_Short problem:_
Your output is the lines from the first one to the one containing "from matplotlib.path import Path", repeated exactly, with images left out.

══════

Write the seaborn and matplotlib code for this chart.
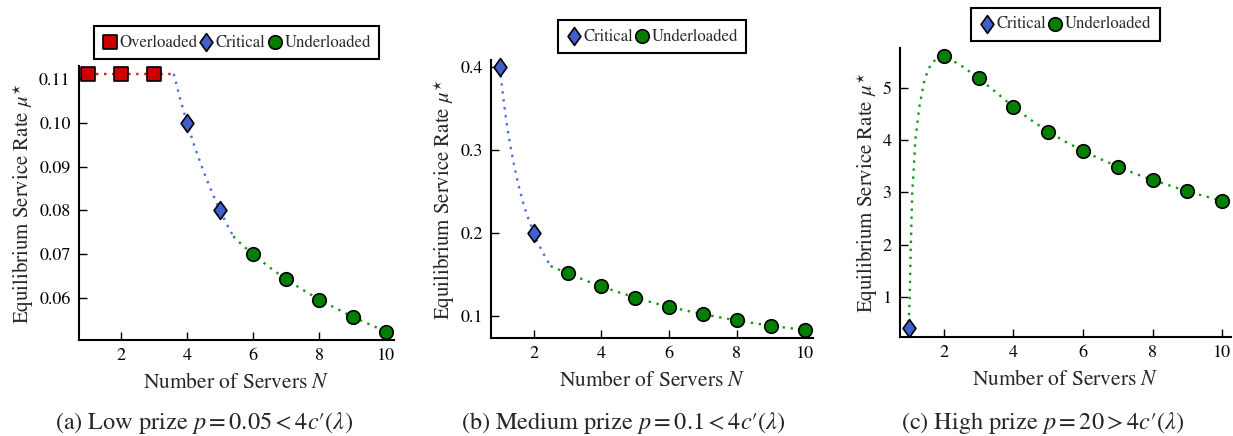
import numpy as np
import pandas as pd
import matplotlib
matplotlib.use("Agg")
import matplotlib.pyplot as plt
import seaborn as sns
from matplotlib.path import Path

# ---------------- data ----------------
# Panel (a): low prize
a_over_N = [1, 2, 3]
a_over_mu = [0.1111, 0.1111, 0.1111]
a_crit_N = [4, 5]
a_crit_mu = [0.100, 0.080]
a_under_N = [6, 7, 8, 9, 10]
a_under_mu = [0.0700, 0.0643, 0.0597, 0.0558, 0.0524]
# curves
a_red_curve_N = [1.0, 3.6]
a_red_curve_mu = [0.1111, 0.1111]
a_blue_curve_N = [3.6, 3.8, 4.0, 4.25, 4.5, 4.75, 5.0, 5.2, 5.4]
a_blue_curve_mu = [0.1111, 0.1053, 0.1000, 0.0941, 0.0889, 0.0842, 0.0800, 0.0769, 0.0741]
a_green_curve_N = [5.4, 5.7, 6.0, 6.5, 7.0, 7.5, 8.0, 8.5, 9.0, 9.5, 10.0]
a_green_curve_mu = [0.0741, 0.0719, 0.0700, 0.0670, 0.0643, 0.0619, 0.0597, 0.0577, 0.0558, 0.0541, 0.0524]

# Panel (b): medium prize
b_crit_N = [1, 2]
b_crit_mu = [0.400, 0.200]
b_under_N = [3, 4, 5, 6, 7, 8, 9, 10]
b_under_mu = [0.1513, 0.1353, 0.1220, 0.1108, 0.1020, 0.0944, 0.0880, 0.0828]
b_blue_curve_N = [1.0, 1.1, 1.2, 1.3, 1.4, 1.5, 1.6, 1.7, 1.8, 1.9, 2.0, 2.1, 2.2, 2.3, 2.4, 2.5]
b_blue_curve_mu = [0.400, 0.364, 0.333, 0.308, 0.286, 0.267, 0.250, 0.235, 0.222, 0.211,
                   0.200, 0.190, 0.182, 0.174, 0.167, 0.160]
b_green_curve_N = [2.5, 3.0, 3.5, 4.0, 4.5, 5.0, 5.5, 6.0, 6.5, 7.0, 7.5, 8.0, 8.5, 9.0, 9.5, 10.0]
b_green_curve_mu = [0.160, 0.1513, 0.1430, 0.1353, 0.1285, 0.1220, 0.1160, 0.1108, 0.1062,
                    0.1020, 0.0980, 0.0944, 0.0910, 0.0880, 0.0853, 0.0828]

# Panel (c): high prize
c_crit_N = [1]
c_crit_mu = [0.40]
c_under_N = [2, 3, 4, 5, 6, 7, 8, 9, 10]
c_under_mu = [5.62, 5.19, 4.635, 4.166, 3.797, 3.496, 3.240, 3.020, 2.840]
c_green_curve_N = [1.0, 1.02, 1.05, 1.09, 1.14, 1.18, 1.24, 1.29, 1.36, 1.43, 1.53, 1.64, 1.79, 2.0,
                   2.5, 3.0, 3.5, 4.0, 4.5, 5.0, 5.5, 6.0, 6.5, 7.0, 7.5, 8.0, 8.5, 9.0, 9.5, 10.0]
c_green_curve_mu = [0.65, 1.00, 1.96, 2.98, 3.50, 4.01, 4.33, 4.62, 4.87, 5.11, 5.32, 5.47, 5.56, 5.62,
                    5.43, 5.19, 4.92, 4.635, 4.39, 4.166, 3.97, 3.797, 3.64, 3.496, 3.36, 3.240,
                    3.13, 3.020, 2.93, 2.840]

captions = ["(a) Low prize $p = 0.05 < 4c\u2032(\\lambda)$",
            "(b) Medium prize $p = 0.1 < 4c\u2032(\\lambda)$",
            "(c) High prize $p = 20 > 4c\u2032(\\lambda)$"]
a_yticks = [0.06, 0.07, 0.08, 0.09, 0.10, 0.11]
b_yticks = [0.1, 0.2, 0.3, 0.4]
c_yticks = [1, 2, 3, 4, 5]
xticks = [2, 4, 6, 8, 10]

# ---------------- style ----------------
sns.set_style("ticks")
plt.rcParams["font.family"] = ["STIXGeneral", "DejaVu Serif"]
plt.rcParams["mathtext.fontset"] = "stix"

RED = "#cc0000"
BLUE = "#4060d0"
GREEN = "#007f00"
LRED = "#dd1111"
LBLUE = "#4a6cf0"
LGREEN = "#119911"
diamond = Path([(0, 1), (0.72, 0), (0, -1), (-0.72, 0), (0, 1)],
               [Path.MOVETO, Path.LINETO, Path.LINETO, Path.LINETO, Path.CLOSEPOLY])

fig = plt.figure(figsize=(12.33, 4.36), dpi=100)
W, H = 1233, 436
boxes = [(79, 394, 66, 340), (491, 813, 60, 338), (900, 1231, 48, 337)]
axes = []
for (l, r, t, b) in boxes:
    axes.append(fig.add_axes([l / W, (H - b) / H, (r - l) / W, (b - t) / H]))

def curve(ax, N, mu, color):
    sns.lineplot(x=N, y=mu, ax=ax, color=color, linestyle=(0, (1, 2.4)), linewidth=1.7,
                 zorder=2, legend=False)

def pts(ax, N, mu, marker, color, label, s=80):
    return ax.scatter(N, mu, marker=marker, s=s, c=color, edgecolors="black",
                      linewidths=1.2, zorder=3, label=label)

def style(ax, ylim, yticks, fmt, caption, cx):
    ax.set_xlim(0.74, 10.25)
    ax.set_ylim(*ylim)
    ax.set_xticks(xticks)
    ax.set_yticks(yticks)
    ax.set_yticklabels([fmt.format(v) for v in yticks])
    sns.despine(ax=ax)
    for sp in ("left", "bottom"):
        ax.spines[sp].set_linewidth(1.5)
        ax.spines[sp].set_color("black")
    ax.tick_params(direction="in", length=6, width=1, labelsize=13, pad=6, colors="black")
    ax.set_xlabel(r"Number of Servers $N$", fontsize=15.5, labelpad=6)
    ax.set_ylabel(r"Equilibrium Service Rate $\mu^{\star}$", fontsize=15, labelpad=2)
    fig.text(cx, 0.03, caption, fontsize=17.5, ha="center", va="center")

def legend(ax, handles):
    leg = ax.legend(handles=handles, loc="lower center", bbox_to_anchor=(0.5, 1.025),
                    ncol=len(handles), frameon=True, fancybox=False, fontsize=12,
                    handletextpad=0.12, columnspacing=0.1, handlelength=0.9,
                    borderpad=0.5, borderaxespad=0.0, scatterpoints=1)
    leg.get_frame().set_edgecolor("black")
    leg.get_frame().set_linewidth(1.5)
    leg.get_frame().set_alpha(1)

SQ, DI, CI = 100, 165, 95

# Panel a
ax = axes[0]
curve(ax, a_red_curve_N, a_red_curve_mu, LRED)
curve(ax, a_blue_curve_N, a_blue_curve_mu, LBLUE)
curve(ax, a_green_curve_N, a_green_curve_mu, LGREEN)
h1 = pts(ax, a_over_N, a_over_mu, "s", RED, "Overloaded", s=SQ)
h2 = pts(ax, a_crit_N, a_crit_mu, diamond, BLUE, "Critical", s=DI)
h3 = pts(ax, a_under_N, a_under_mu, "o", GREEN, "Underloaded", s=CI)
style(ax, (0.0505, 0.1129), a_yticks, "{:.2f}", captions[0], 204 / W)
legend(ax, [h1, h2, h3])

# Panel b
ax = axes[1]
curve(ax, b_blue_curve_N, b_blue_curve_mu, LBLUE)
curve(ax, b_green_curve_N, b_green_curve_mu, LGREEN)
h2 = pts(ax, b_crit_N, b_crit_mu, diamond, BLUE, "Critical", s=DI)
h3 = pts(ax, b_under_N, b_under_mu, "o", GREEN, "Underloaded", s=CI)
style(ax, (0.0731, 0.4088), b_yticks, "{:.1f}", captions[1], 623 / W)
legend(ax, [h2, h3])
h2.set_clip_on(False)

# Panel c
ax = axes[2]
curve(ax, c_green_curve_N, c_green_curve_mu, LGREEN)
h2 = pts(ax, c_crit_N, c_crit_mu, diamond, BLUE, "Critical", s=DI)
h3 = pts(ax, c_under_N, c_under_mu, "o", GREEN, "Underloaded", s=CI)
style(ax, (0.232, 5.768), c_yticks, "{:g}", captions[2], 1043 / W)
legend(ax, [h2, h3])
h2.set_clip_on(False)
h3.set_clip_on(False)

fig.savefig("out.png", dpi=100)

══════

_Finished task:_
Write the seaborn and matplotlib code for this chart.
import numpy as np
import pandas as pd
import matplotlib
matplotlib.use("Agg")
import matplotlib.pyplot as plt
import seaborn as sns
from matplotlib.path import Path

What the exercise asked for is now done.